* [Task requirements]
Carry none of the pictures over; set down the material below exactly.

* [Given data]
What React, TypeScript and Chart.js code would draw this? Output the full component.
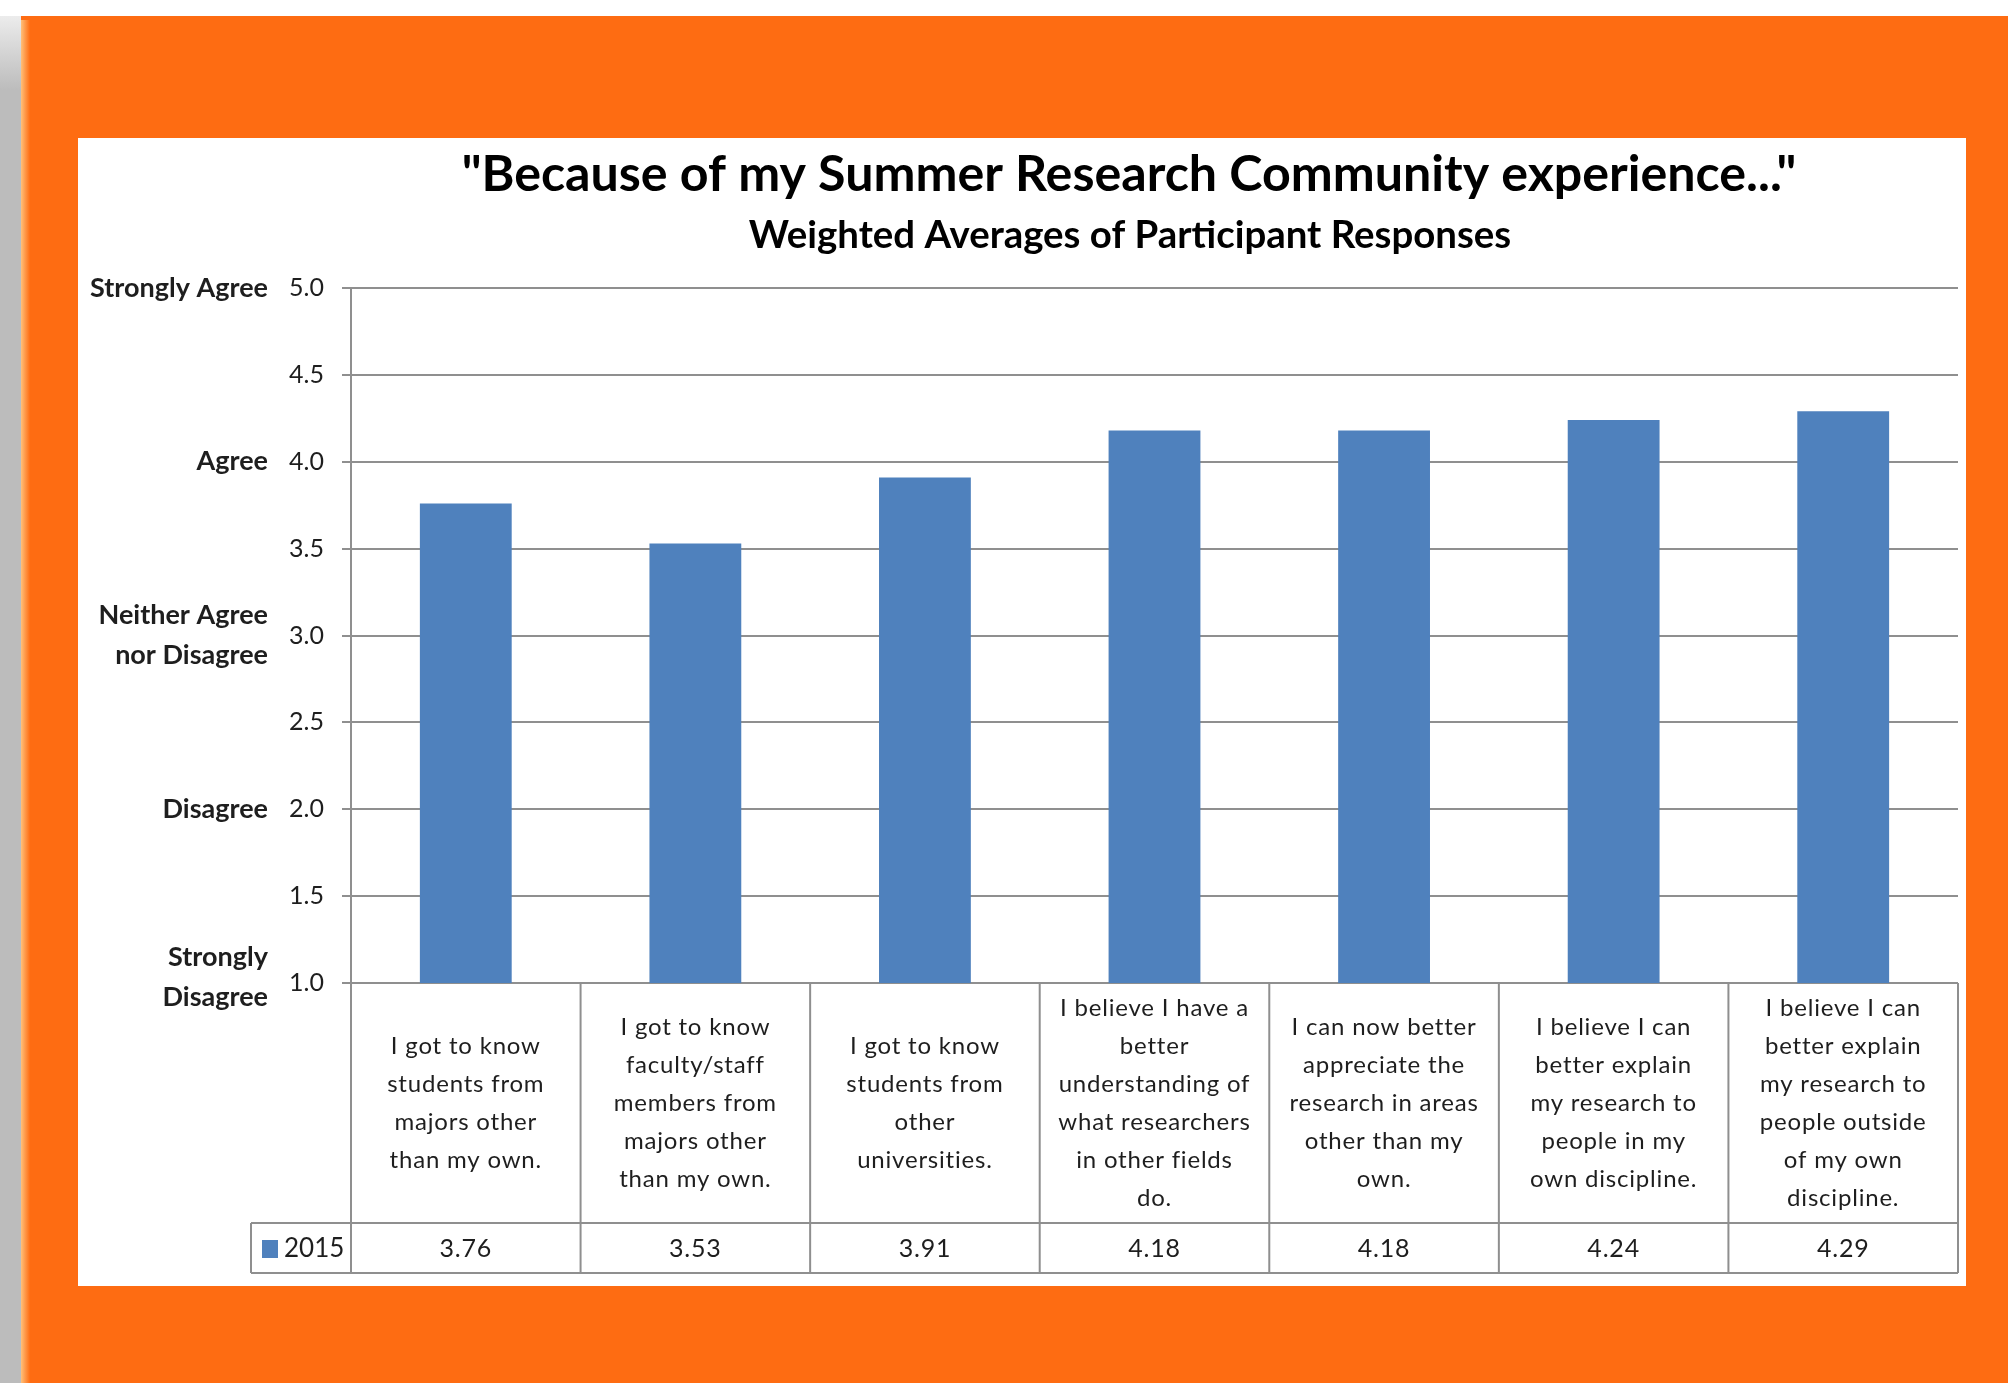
import React, { useEffect, useRef } from "react";
import { Chart, registerables } from "chart.js";

Chart.register(...registerables);

// ---------- data ----------
const categoryLines: string[][] = [
  ["I got to know", "students from", "majors other", "than my own."],
  ["I got to know", "faculty/staff", "members from", "majors other", "than my own."],
  ["I got to know", "students from", "other", "universities."],
  ["I believe I have a", "better", "understanding of", "what researchers", "in other fields", "do."],
  ["I can now better", "appreciate the", "research in areas", "other than my", "own."],
  ["I believe I can", "better explain", "my research to", "people in my", "own discipline."],
  ["I believe I can", "better explain", "my research to", "people outside", "of my own", "discipline."],
];
const values2015: number[] = [3.76, 3.53, 3.91, 4.18, 4.18, 4.24, 4.29];
const seriesLabel = "2015";
const yMin = 1;
const yMax = 5;
const yStep = 0.5;
const agreementValues: number[] = [5, 4, 3, 2, 1];
const agreementLabels: string[][] = [
  ["Strongly Agree"],
  ["Agree"],
  ["Neither Agree", "nor Disagree"],
  ["Disagree"],
  ["Strongly", "Disagree"],
];
const titleText = '"Because of my Summer Research Community experience..."';
const subtitleText = "Weighted Averages of Participant Responses";

// ---------- styles ----------
const W = 2008;
const H = 1383;
const FONT = "Lato, 'Open Sans', sans-serif";
const ORANGE = "#fe6c12";
const BAR = "#4f81bd";
const GRID = "#8f8f8f";
const TEXT = "#1e1e1e";

function fitFont(ctx: CanvasRenderingContext2D, text: string, weight: string, base: number, target: number) {
  ctx.font = `${weight} ${base}px ${FONT}`;
  const w = ctx.measureText(text).width;
  return Math.min(base * 1.2, (base * target) / w);
}

const decorPlugin = {
  id: "decor",
  beforeDraw(chart: any) {
    const ctx: CanvasRenderingContext2D = chart.ctx;
    ctx.save();
    ctx.fillStyle = "#ffffff";
    ctx.fillRect(0, 0, W, H);
    // gray strip on the left
    const g = ctx.createLinearGradient(0, 16, 0, 90);
    g.addColorStop(0, "#ececec");
    g.addColorStop(1, "#bcbcbc");
    ctx.fillStyle = g;
    ctx.fillRect(0, 16, 21, H - 16);
    // orange frame
    ctx.fillStyle = ORANGE;
    ctx.fillRect(21, 16, W - 21, H - 16);
    const e = ctx.createLinearGradient(21, 0, 30, 0);
    e.addColorStop(0, "#ffc07a");
    e.addColorStop(1, ORANGE);
    ctx.fillStyle = e;
    ctx.fillRect(21, 20, 9, H - 20);
    // white panel
    ctx.fillStyle = "#ffffff";
    ctx.fillRect(78, 138, 1966 - 78, 1286 - 138);

    // titles
    ctx.fillStyle = "#000000";
    ctx.textAlign = "center";
    ctx.textBaseline = "alphabetic";
    const ts = fitFont(ctx, titleText, "bold", 48, 1335);
    ctx.font = `bold ${ts}px ${FONT}`;
    ctx.fillText(titleText, 1129, 191);
    const ss = fitFont(ctx, subtitleText, "bold", 32, 765);
    ctx.font = `bold ${ss}px ${FONT}`;
    ctx.fillText(subtitleText, 1130, 248);
    ctx.restore();
  },
  afterDraw(chart: any) {
    const ctx: CanvasRenderingContext2D = chart.ctx;
    const ca = chart.chartArea;
    const xs = chart.scales.x;
    const ys = chart.scales.y;
    const n = categoryLines.length;
    const cw = (ca.right - ca.left) / n;
    const headerTop = ca.bottom;
    const headerBottom = ca.bottom + 240;
    const rowBottom = headerBottom + 50;
    const legendLeft = 251;

    ctx.save();
    // agreement labels on the left
    ctx.fillStyle = TEXT;
    ctx.textAlign = "right";
    ctx.textBaseline = "middle";
    ctx.font = `bold 27px ${FONT}`;
    agreementValues.forEach((v, i) => {
      const lines = agreementLabels[i];
      const cy = ys.getPixelForValue(v) - (lines.length > 1 && v === yMin ? 6 : 0);
      const lh = 40;
      lines.forEach((t, j) => {
        ctx.fillText(t, 268, cy + (j - (lines.length - 1) / 2) * lh);
      });
    });

    // table borders
    ctx.strokeStyle = GRID;
    ctx.lineWidth = 2;
    ctx.beginPath();
    for (let i = 0; i <= n; i++) {
      const x = i < n ? xs.getPixelForValue(i) - cw / 2 : xs.getPixelForValue(n - 1) + cw / 2;
      ctx.moveTo(x, headerTop);
      ctx.lineTo(x, rowBottom);
    }
    ctx.moveTo(legendLeft, headerBottom);
    ctx.lineTo(ca.right, headerBottom);
    ctx.moveTo(legendLeft, rowBottom);
    ctx.lineTo(ca.right, rowBottom);
    ctx.moveTo(legendLeft, headerBottom);
    ctx.lineTo(legendLeft, rowBottom);
    ctx.stroke();

    // category labels
    ctx.textAlign = "center";
    ctx.textBaseline = "middle";
    ctx.font = `24px ${FONT}`;
    (ctx as any).letterSpacing = "0.8px";
    const hc = (headerTop + headerBottom) / 2;
    categoryLines.forEach((lines, i) => {
      const cx = xs.getPixelForValue(i);
      const lh = 38;
      lines.forEach((t, j) => {
        ctx.fillText(t, cx, hc + (j - (lines.length - 1) / 2) * lh);
      });
    });

    // values row
    const rc = (headerBottom + rowBottom) / 2 + 1;
    ctx.font = `25px ${FONT}`;
    values2015.forEach((v, i) => {
      ctx.fillText(v.toFixed(2), xs.getPixelForValue(i), rc);
    });
    (ctx as any).letterSpacing = "0px";

    // legend key
    ctx.fillStyle = BAR;
    ctx.fillRect(262, rc - 9, 16, 18);
    ctx.fillStyle = TEXT;
    ctx.textAlign = "left";
    ctx.font = `26px ${FONT}`;
    ctx.fillText(seriesLabel, 284, rc);
    ctx.restore();
  },
};

export default function App() {
  const ref = useRef<HTMLCanvasElement | null>(null);
  useEffect(() => {
    if (!ref.current) return;
    const chart = new Chart(ref.current, {
      type: "bar",
      data: {
        labels: categoryLines.map((l) => l.join(" ")),
        datasets: [
          {
            label: seriesLabel,
            data: values2015,
            backgroundColor: BAR,
            borderWidth: 0,
            categoryPercentage: 1,
            barPercentage: 0.4,
          },
        ],
      },
      options: {
        responsive: false,
        animation: false,
        events: [],
        layout: { padding: { left: 0, top: 288, right: 50, bottom: 400 } },
        plugins: { legend: { display: false }, tooltip: { enabled: false }, title: { display: false } },
        scales: {
          x: { display: false, offset: true },
          y: {
            min: yMin,
            max: yMax,
            ticks: {
              stepSize: yStep,
              padding: 18,
              color: TEXT,
              font: { family: FONT, size: 25 },
              callback: (v: any) => Number(v).toFixed(1),
            },
            grid: { color: GRID, lineWidth: 2, tickLength: 9, drawTicks: true },
            border: { display: true, color: GRID, width: 2 },
            afterFit: (s: any) => {
              s.width = 351;
            },
          },
        },
      },
      plugins: [decorPlugin],
    });
    return () => chart.destroy();
  }, []);
  return (
    <div style={{ position: "fixed", left: 0, top: 0, width: W, height: H, overflow: "hidden" }}>
      <canvas ref={ref} width={W} height={H} style={{ width: W, height: H, display: "block" }} />
    </div>
  );
}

* [Solution for this problem]
What React, TypeScript and Chart.js code would draw this? Output the full component.
import React, { useEffect, useRef } from "react";
import { Chart, registerables } from "chart.js";

Chart.register(...registerables);

// ---------- data ----------
const categoryLines: string[][] = [
  ["I got to know", "students from", "majors other", "than my own."],
  ["I got to know", "faculty/staff", "members from", "majors other", "than my own."],
  ["I got to know", "students from", "other", "universities."],
  ["I believe I have a", "better", "understanding of", "what researchers", "in other fields", "do."],
  ["I can now better", "appreciate the", "research in areas", "other than my", "own."],
  ["I believe I can", "better explain", "my research to", "people in my", "own discipline."],
  ["I believe I can", "better explain", "my research to", "people outside", "of my own", "discipline."],
];
const values2015: number[] = [3.76, 3.53, 3.91, 4.18, 4.18, 4.24, 4.29];
const seriesLabel = "2015";
const yMin = 1;
const yMax = 5;
const yStep = 0.5;
const agreementValues: number[] = [5, 4, 3, 2, 1];
const agreementLabels: string[][] = [
  ["Strongly Agree"],
  ["Agree"],
  ["Neither Agree", "nor Disagree"],
  ["Disagree"],
  ["Strongly", "Disagree"],
];
const titleText = '"Because of my Summer Research Community experience..."';
const subtitleText = "Weighted Averages of Participant Responses";

// ---------- styles ----------
const W = 2008;
const H = 1383;
const FONT = "Lato, 'Open Sans', sans-serif";
const ORANGE = "#fe6c12";
const BAR = "#4f81bd";
const GRID = "#8f8f8f";
const TEXT = "#1e1e1e";

function fitFont(ctx: CanvasRenderingContext2D, text: string, weight: string, base: number, target: number) {
  ctx.font = `${weight} ${base}px ${FONT}`;
  const w = ctx.measureText(text).width;
  return Math.min(base * 1.2, (base * target) / w);
}

const decorPlugin = {
  id: "decor",
  beforeDraw(chart: any) {
    const ctx: CanvasRenderingContext2D = chart.ctx;
    ctx.save();
    ctx.fillStyle = "#ffffff";
    ctx.fillRect(0, 0, W, H);
    // gray strip on the left
    const g = ctx.createLinearGradient(0, 16, 0, 90);
    g.addColorStop(0, "#ececec");
    g.addColorStop(1, "#bcbcbc");
    ctx.fillStyle = g;
    ctx.fillRect(0, 16, 21, H - 16);
    // orange frame
    ctx.fillStyle = ORANGE;
    ctx.fillRect(21, 16, W - 21, H - 16);
    const e = ctx.createLinearGradient(21, 0, 30, 0);
    e.addColorStop(0, "#ffc07a");
    e.addColorStop(1, ORANGE);
    ctx.fillStyle = e;
    ctx.fillRect(21, 20, 9, H - 20);
    // white panel
    ctx.fillStyle = "#ffffff";
    ctx.fillRect(78, 138, 1966 - 78, 1286 - 138);

    // titles
    ctx.fillStyle = "#000000";
    ctx.textAlign = "center";
    ctx.textBaseline = "alphabetic";
    const ts = fitFont(ctx, titleText, "bold", 48, 1335);
    ctx.font = `bold ${ts}px ${FONT}`;
    ctx.fillText(titleText, 1129, 191);
    const ss = fitFont(ctx, subtitleText, "bold", 32, 765);
    ctx.font = `bold ${ss}px ${FONT}`;
    ctx.fillText(subtitleText, 1130, 248);
    ctx.restore();
  },
  afterDraw(chart: any) {
    const ctx: CanvasRenderingContext2D = chart.ctx;
    const ca = chart.chartArea;
    const xs = chart.scales.x;
    const ys = chart.scales.y;
    const n = categoryLines.length;
    const cw = (ca.right - ca.left) / n;
    const headerTop = ca.bottom;
    const headerBottom = ca.bottom + 240;
    const rowBottom = headerBottom + 50;
    const legendLeft = 251;

    ctx.save();
    // agreement labels on the left
    ctx.fillStyle = TEXT;
    ctx.textAlign = "right";
    ctx.textBaseline = "middle";
    ctx.font = `bold 27px ${FONT}`;
    agreementValues.forEach((v, i) => {
      const lines = agreementLabels[i];
      const cy = ys.getPixelForValue(v) - (lines.length > 1 && v === yMin ? 6 : 0);
      const lh = 40;
      lines.forEach((t, j) => {
        ctx.fillText(t, 268, cy + (j - (lines.length - 1) / 2) * lh);
      });
    });

    // table borders
    ctx.strokeStyle = GRID;
    ctx.lineWidth = 2;
    ctx.beginPath();
    for (let i = 0; i <= n; i++) {
      const x = i < n ? xs.getPixelForValue(i) - cw / 2 : xs.getPixelForValue(n - 1) + cw / 2;
      ctx.moveTo(x, headerTop);
      ctx.lineTo(x, rowBottom);
    }
    ctx.moveTo(legendLeft, headerBottom);
    ctx.lineTo(ca.right, headerBottom);
    ctx.moveTo(legendLeft, rowBottom);
    ctx.lineTo(ca.right, rowBottom);
    ctx.moveTo(legendLeft, headerBottom);
    ctx.lineTo(legendLeft, rowBottom);
    ctx.stroke();

    // category labels
    ctx.textAlign = "center";
    ctx.textBaseline = "middle";
    ctx.font = `24px ${FONT}`;
    (ctx as any).letterSpacing = "0.8px";
    const hc = (headerTop + headerBottom) / 2;
    categoryLines.forEach((lines, i) => {
      const cx = xs.getPixelForValue(i);
      const lh = 38;
      lines.forEach((t, j) => {
        ctx.fillText(t, cx, hc + (j - (lines.length - 1) / 2) * lh);
      });
    });

    // values row
    const rc = (headerBottom + rowBottom) / 2 + 1;
    ctx.font = `25px ${FONT}`;
    values2015.forEach((v, i) => {
      ctx.fillText(v.toFixed(2), xs.getPixelForValue(i), rc);
    });
    (ctx as any).letterSpacing = "0px";

    // legend key
    ctx.fillStyle = BAR;
    ctx.fillRect(262, rc - 9, 16, 18);
    ctx.fillStyle = TEXT;
    ctx.textAlign = "left";
    ctx.font = `26px ${FONT}`;
    ctx.fillText(seriesLabel, 284, rc);
    ctx.restore();
  },
};

export default function App() {
  const ref = useRef<HTMLCanvasElement | null>(null);
  useEffect(() => {
    if (!ref.current) return;
    const chart = new Chart(ref.current, {
      type: "bar",
      data: {
        labels: categoryLines.map((l) => l.join(" ")),
        datasets: [
          {
            label: seriesLabel,
            data: values2015,
            backgroundColor: BAR,
            borderWidth: 0,
            categoryPercentage: 1,
            barPercentage: 0.4,
          },
        ],
      },
      options: {
        responsive: false,
        animation: false,
        events: [],
        layout: { padding: { left: 0, top: 288, right: 50, bottom: 400 } },
        plugins: { legend: { display: false }, tooltip: { enabled: false }, title: { display: false } },
        scales: {
          x: { display: false, offset: true },
          y: {
            min: yMin,
            max: yMax,
            ticks: {
              stepSize: yStep,
              padding: 18,
              color: TEXT,
              font: { family: FONT, size: 25 },
              callback: (v: any) => Number(v).toFixed(1),
            },
            grid: { color: GRID, lineWidth: 2, tickLength: 9, drawTicks: true },
            border: { display: true, color: GRID, width: 2 },
            afterFit: (s: any) => {
              s.width = 351;
            },
          },
        },
      },
      plugins: [decorPlugin],
    });
    return () => chart.destroy();
  }, []);
  return (
    <div style={{ position: "fixed", left: 0, top: 0, width: W, height: H, overflow: "hidden" }}>
      <canvas ref={ref} width={W} height={H} style={{ width: W, height: H, display: "block" }} />
    </div>
  );
}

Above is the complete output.